Members of the public are being asked to share their views on whether people aged 75 and above should continue to receive a free TV licence once Government funding the concession comes to an end.
Under the BBC’s latest funding agreement with the Government, the broadcaster becomes responsible for deciding whether to offer the concession after June 2020.
It’s expected that continuing the current scheme would cost £745m by 2021/22, a sum the BBC says would force it to “fundamentally change” how it delivers services, including cutting back spending on content.
However, ending the concession would mean over 75s having to pay for their licence, potentially causing difficulty for those on lower incomes.
Instead of the two more extreme options, the BBC could introduce a discount for those over 75, reducing the amount of income it loses while ensuring current recipients aren’t suddenly required to pay the full cost of a licence, or introduce a means-tested scheme under which those in greater financial need wouldn’t pay, while those who could afford it would.
BBC bosses acknowledge that whatever option is adopted “would have its merits and its drawbacks.”
Tony Hall, BBC Director-General, says: “This is an important decision. We have set out a range of options – each has merits and consequences, with implications for the future of the BBC, and for everyone, including older people.

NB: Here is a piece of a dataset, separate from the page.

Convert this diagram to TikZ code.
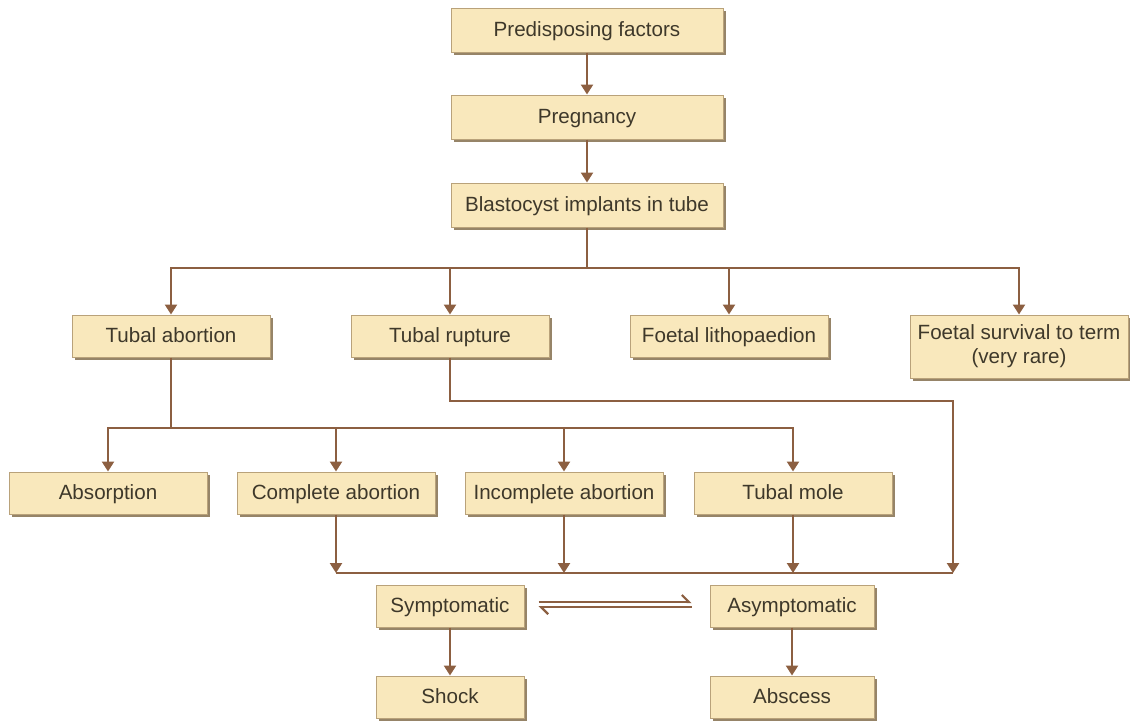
\documentclass[tikz,border=0pt]{standalone}
\usepackage{fontspec}
\setmainfont{Liberation Sans}
\usepackage{tikz}
\usetikzlibrary{arrows.meta,positioning,calc,shadows}
\usepackage{xcolor}
\definecolor{boxfill}{RGB}{249,232,188}
\definecolor{boxline}{RGB}{185,162,122}
\definecolor{boxshade}{RGB}{150,132,104}
\definecolor{conn}{RGB}{140,95,65}
\definecolor{txt}{RGB}{62,56,42}

\begin{document}
\begin{tikzpicture}[
    x=0.5pt, y=-0.5pt,
    boxbase/.style={rectangle, draw=boxline, line width=0.5pt, fill=boxfill, text=txt,
        minimum width=99pt, minimum height=21pt, inner sep=1pt, align=center,
        font=\fontsize{10.3}{12}\selectfont,
        drop shadow={shadow xshift=1.6pt, shadow yshift=-1.6pt, fill=boxshade, opacity=1}},
    box/.style={boxbase, text height=1.6ex, text depth=0.45ex},
    wide/.style={box, minimum width=136pt, minimum height=22pt},
    small/.style={box, minimum width=74pt},
    mid/.style={box, minimum width=82pt},
    line/.style={draw=conn, line width=1.2pt},
    arr/.style={line, -{Triangle[width=6pt,length=5pt]}},
    harp/.style={line, line width=1.1pt, -{Straight Barb[harpoon,length=3.5pt,width=7pt]}}
]
    \useasboundingbox (0,0) rectangle (1130,720);

    % top chain
    \node[wide] (pre) at (587,30) {Predisposing factors};
    \node[wide] (preg) at (587,117) {Pregnancy};
    \node[wide] (blast) at (587,205) {Blastocyst implants in tube};

    % outcomes of implantation
    \node[box] (tabort) at (171,336) {Tubal abortion};
    \node[box] (trupt) at (450,336) {Tubal rupture};
    \node[box] (litho) at (729,336) {Foetal lithopaedion};
    \node[boxbase, minimum width=109pt, minimum height=31.5pt] (surv) at (1019,346.5) {Foetal survival to term\\(very rare)};

    % outcomes of tubal abortion
    \node[box] (absorb) at (108,493) {Absorption};
    \node[box] (compl) at (336,493) {Complete abortion};
    \node[box] (incompl) at (564,493) {Incomplete abortion};
    \node[box] (mole) at (793,493) {Tubal mole};

    \node[small] (sympt) at (450,606) {Symptomatic};
    \node[mid] (asympt) at (792,606) {Asymptomatic};
    \node[small] (shock) at (450,697) {Shock};
    \node[mid] (absc) at (792,697) {Abscess};

    \coordinate (bus1) at (587,268);
    \coordinate (bus2) at (171,428);
    \coordinate (bus3) at (336,573);
    \coordinate (rc) at (953,401);
    \coordinate (rj) at (953,573);

    \draw[arr] (pre) -- (preg);
    \draw[arr] (preg) -- (blast);
    \draw[line] (blast) -- (bus1);
    \foreach \n in {tabort,trupt,litho,surv}
        \draw[arr] (bus1) -| (\n.north);

    \draw[line] (tabort) -- (bus2);
    \foreach \n in {absorb,compl,incompl,mole}
        \draw[arr] (bus2) -| (\n.north);

    \draw[arr] (trupt.south) |- (rc) -- (rj);
    \draw[line] (bus3) -- (rj);
    \foreach \n in {compl,incompl,mole}
        \draw[arr] (\n.south) -- (\n.south |- bus3);

    \draw[harp] ([xshift=7pt,yshift=2pt]sympt.east) -- ([xshift=-9pt,yshift=2pt]asympt.west);
    \draw[harp] ([xshift=-9pt,yshift=-0.6pt]asympt.west) -- ([xshift=7pt,yshift=-0.6pt]sympt.east);

    \draw[arr] (sympt) -- (shock);
    \draw[arr] (asympt) -- (absc);
\end{tikzpicture}
\end{document}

“We need to hear views to help the BBC make the best and fairest decision.”
David Clementi, BBC Chairman, says: “The Board wants to make an informed decision about the future. We want to hear from the public.
“We will listen to their views and balance all the options and arguments before making a decision. The Board does not underestimate the significance of the decision, its implications for the BBC and its audiences.”
The consultation will run for three months with a decision likely by next summer.